Get it All

It will doubtless seem over-obvious to those veterans out there, but for those who are diving into CakePHP for the first time, let a fellow first-timer let you in on the first, most important secret of proper CakePHP building: nothing matters until you have your database.

“Sure,” you say. “Of course I know I need a database to build a project from.” No. I’m not saying you need one. I’m saying that until you’ve got your database designed, built, tested, benchmarked and completely sound, there’s really no point in building the CakePHP aspect of it. This may not be of monumental importance to those doing simple things, such as building a rudimentary blog or content management system (why aren’t you using WordPress or Drupal?). But since the real purpose of a framework like CakePHP is to develop applications other than those already provided an Open Source solution, the majority of developers do need to consider this all-important fact before they start hacking away at some high-value project or another.

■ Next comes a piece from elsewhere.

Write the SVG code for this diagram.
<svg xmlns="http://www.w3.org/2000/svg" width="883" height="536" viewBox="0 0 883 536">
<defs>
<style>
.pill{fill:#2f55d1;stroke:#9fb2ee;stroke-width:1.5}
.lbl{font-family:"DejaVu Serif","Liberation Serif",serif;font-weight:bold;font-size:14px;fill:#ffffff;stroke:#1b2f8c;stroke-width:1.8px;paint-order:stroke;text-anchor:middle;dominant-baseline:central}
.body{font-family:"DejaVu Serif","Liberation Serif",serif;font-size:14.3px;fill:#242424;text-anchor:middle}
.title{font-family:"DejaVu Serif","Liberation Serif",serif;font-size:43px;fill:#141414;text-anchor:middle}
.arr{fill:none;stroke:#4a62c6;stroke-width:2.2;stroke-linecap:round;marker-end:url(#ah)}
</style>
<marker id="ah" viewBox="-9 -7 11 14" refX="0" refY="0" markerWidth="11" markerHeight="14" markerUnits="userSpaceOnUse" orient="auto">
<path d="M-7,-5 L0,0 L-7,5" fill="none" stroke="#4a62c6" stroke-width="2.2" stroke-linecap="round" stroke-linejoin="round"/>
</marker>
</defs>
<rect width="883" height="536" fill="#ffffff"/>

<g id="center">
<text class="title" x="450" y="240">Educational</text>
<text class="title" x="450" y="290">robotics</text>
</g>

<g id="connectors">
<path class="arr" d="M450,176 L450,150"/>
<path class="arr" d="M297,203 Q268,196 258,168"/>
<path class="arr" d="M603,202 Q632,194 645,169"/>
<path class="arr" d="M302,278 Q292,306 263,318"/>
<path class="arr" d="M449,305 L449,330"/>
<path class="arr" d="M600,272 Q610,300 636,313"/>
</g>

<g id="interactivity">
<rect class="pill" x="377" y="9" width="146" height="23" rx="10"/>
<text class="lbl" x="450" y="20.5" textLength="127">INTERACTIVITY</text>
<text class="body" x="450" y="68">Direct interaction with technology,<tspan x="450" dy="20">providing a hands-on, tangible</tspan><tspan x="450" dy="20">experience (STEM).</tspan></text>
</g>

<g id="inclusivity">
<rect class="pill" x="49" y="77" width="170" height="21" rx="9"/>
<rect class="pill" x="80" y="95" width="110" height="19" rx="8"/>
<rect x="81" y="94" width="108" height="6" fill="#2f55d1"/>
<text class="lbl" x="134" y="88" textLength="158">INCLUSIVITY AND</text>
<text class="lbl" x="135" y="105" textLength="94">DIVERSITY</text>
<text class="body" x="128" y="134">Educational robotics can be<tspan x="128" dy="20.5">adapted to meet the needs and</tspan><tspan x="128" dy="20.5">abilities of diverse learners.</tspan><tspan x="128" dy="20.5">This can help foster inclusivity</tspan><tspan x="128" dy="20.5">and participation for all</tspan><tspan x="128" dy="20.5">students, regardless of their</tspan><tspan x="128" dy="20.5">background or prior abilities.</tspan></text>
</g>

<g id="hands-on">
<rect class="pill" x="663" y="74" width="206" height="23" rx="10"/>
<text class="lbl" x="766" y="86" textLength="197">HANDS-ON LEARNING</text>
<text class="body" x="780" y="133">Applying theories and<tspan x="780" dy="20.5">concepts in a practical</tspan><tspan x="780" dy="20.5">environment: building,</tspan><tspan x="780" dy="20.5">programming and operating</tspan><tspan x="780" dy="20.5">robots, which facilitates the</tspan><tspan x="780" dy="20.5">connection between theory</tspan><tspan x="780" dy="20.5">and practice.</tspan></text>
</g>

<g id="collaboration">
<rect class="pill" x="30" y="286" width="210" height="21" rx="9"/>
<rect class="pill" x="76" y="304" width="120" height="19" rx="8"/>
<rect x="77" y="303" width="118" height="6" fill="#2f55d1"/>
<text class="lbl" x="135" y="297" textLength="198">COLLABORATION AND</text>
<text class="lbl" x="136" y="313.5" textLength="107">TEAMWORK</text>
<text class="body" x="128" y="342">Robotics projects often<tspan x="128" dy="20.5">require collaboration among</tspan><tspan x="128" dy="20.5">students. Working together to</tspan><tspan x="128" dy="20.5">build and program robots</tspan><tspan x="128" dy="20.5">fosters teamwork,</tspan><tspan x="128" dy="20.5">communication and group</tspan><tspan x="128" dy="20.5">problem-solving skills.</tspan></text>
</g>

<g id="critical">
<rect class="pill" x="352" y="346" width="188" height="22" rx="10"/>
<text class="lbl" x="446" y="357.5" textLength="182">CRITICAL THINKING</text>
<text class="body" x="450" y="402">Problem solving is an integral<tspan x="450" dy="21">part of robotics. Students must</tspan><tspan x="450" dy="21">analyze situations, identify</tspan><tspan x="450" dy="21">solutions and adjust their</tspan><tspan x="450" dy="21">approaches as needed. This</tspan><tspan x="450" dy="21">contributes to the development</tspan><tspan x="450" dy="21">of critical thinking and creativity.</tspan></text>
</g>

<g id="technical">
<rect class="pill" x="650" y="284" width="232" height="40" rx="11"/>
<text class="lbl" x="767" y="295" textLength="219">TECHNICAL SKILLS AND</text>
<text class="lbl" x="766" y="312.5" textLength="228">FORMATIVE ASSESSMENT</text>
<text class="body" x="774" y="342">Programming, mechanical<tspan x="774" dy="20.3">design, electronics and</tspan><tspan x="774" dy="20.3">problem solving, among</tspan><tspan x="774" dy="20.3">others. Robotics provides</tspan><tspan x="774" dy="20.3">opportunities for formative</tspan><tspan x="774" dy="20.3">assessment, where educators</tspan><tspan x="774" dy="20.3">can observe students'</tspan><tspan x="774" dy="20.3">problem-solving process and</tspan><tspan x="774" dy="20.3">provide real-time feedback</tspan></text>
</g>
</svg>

Really, its at the moment when you begin to think about developing with Cake that you take your first important step towards being some kind of database administrator. CakePHP will only provide the presentation layer for your application, along with some basic calculations and such. The real meat of most applications will happen inside the database, or at least, the efficiency with which you design your database will determine the ability to gather the data you’ve previously stored and therefore determine the efficiency of your site to its users.

In my opinion, this is especially true because CakePHP’s methods for dealing with data tend to be something on the less-efficient side of the curve. Regardless of your opinion on the efficiency of CakePHP’s models, there is no question that those models are meant to reflect – not influence! – your database design. ¬†As your understanding of your database increases, your understanding of how best to form the models will also increase at the same rate. Once you can easily extract the right data in the right order directly from MySQL (or phpMyAdmin, if you like), you’re well on your way towards creating efficient, practical code in your models and controllers to deal with same.

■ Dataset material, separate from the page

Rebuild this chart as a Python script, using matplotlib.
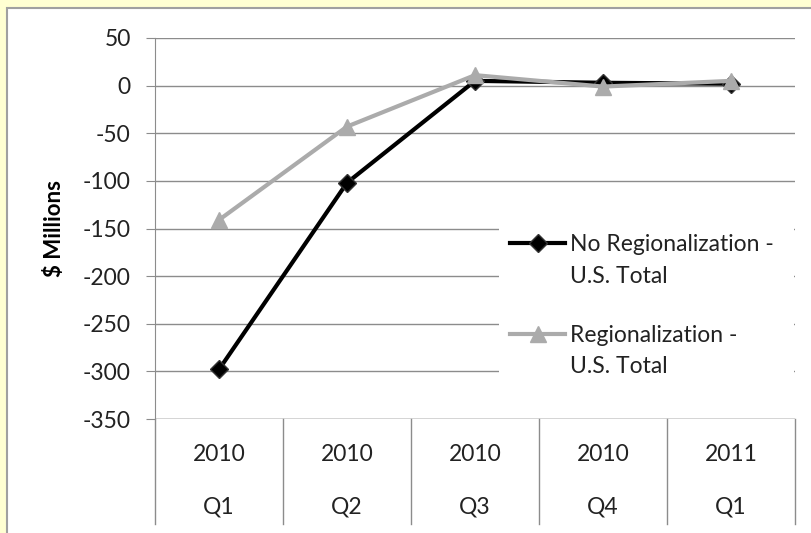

Thus it pays to spend a lot of time carefully planning out your database and normalizing it to the best of your abilities. When considering table structures, give a bit of thought to the following:

  1. What are the broad-strokes, raw data types you will be using? Orders? SKUs? Ratings? Users? This helps determine what the tables aught to be.
  2. What are the attributes of each data type that you need to capture? Think deeply on this one. Is the attribute in question really associated to the data type, or is there a better data type you need? Is there a new table to add in/modify?
  3. Math matters! Performing mathematical formulas on data with MySQL is more efficient in many cases than drawing the data out and then performing math, but it means that query results cannot be cached. Which method works best for your database and application depends greatly on your circumstances. Plan and test this aspect of your system very carefully.
  4. Math matters, part the second: if performing mathematical queries seems the best option for certain functions of your system, consider isolating those attributes of a given data type in their own table. Basically, you might get a performance boost from dividing a subject into two tables, one containing the non-math attributes and the other containing the math attributes.
  5. Have you considered cache tables? Even those things, like COUNT(*), which don’t seem like math, strictly speaking, take efficiency away from your database. Just plain old queries take time. Perhaps those tables that get hit hard with queries should have summary cache tables to support them? A multi-table, multi-join query might for example be run every ten minutes, with the data and time of update saved to a cache table for every query in between.
  6. Indexes! Its the ever-present challenge of database design: having enough indexes for enough query types, but not too many. A good tool for this is to just start writing down the anticipated queries you think you’ll be running on the data. What fields make sense to index in this case? Can you use values like timestamps to serve as primary keys instead of single-use IDs? Can you combine fields into a single index and have that be a relevant index for a sufficient number of queries?

And planning is only one part of the process of getting a nice database on which to build an application. The next step is to fill it full of data (even just garbage data, as long as it conforms to what you’d expect in your application) and start running queries against the tables. How well do they perform with a gigabyte or so of data to sift through? Can you knock together a few new indexes and make it perform better?

Of course, as an application evolves, you may well find that the design you started with is not adequate over time. This happens. But starting with something tuned precisely to your needs will get you a lot farther once you get to the CakePHP side of things, either way.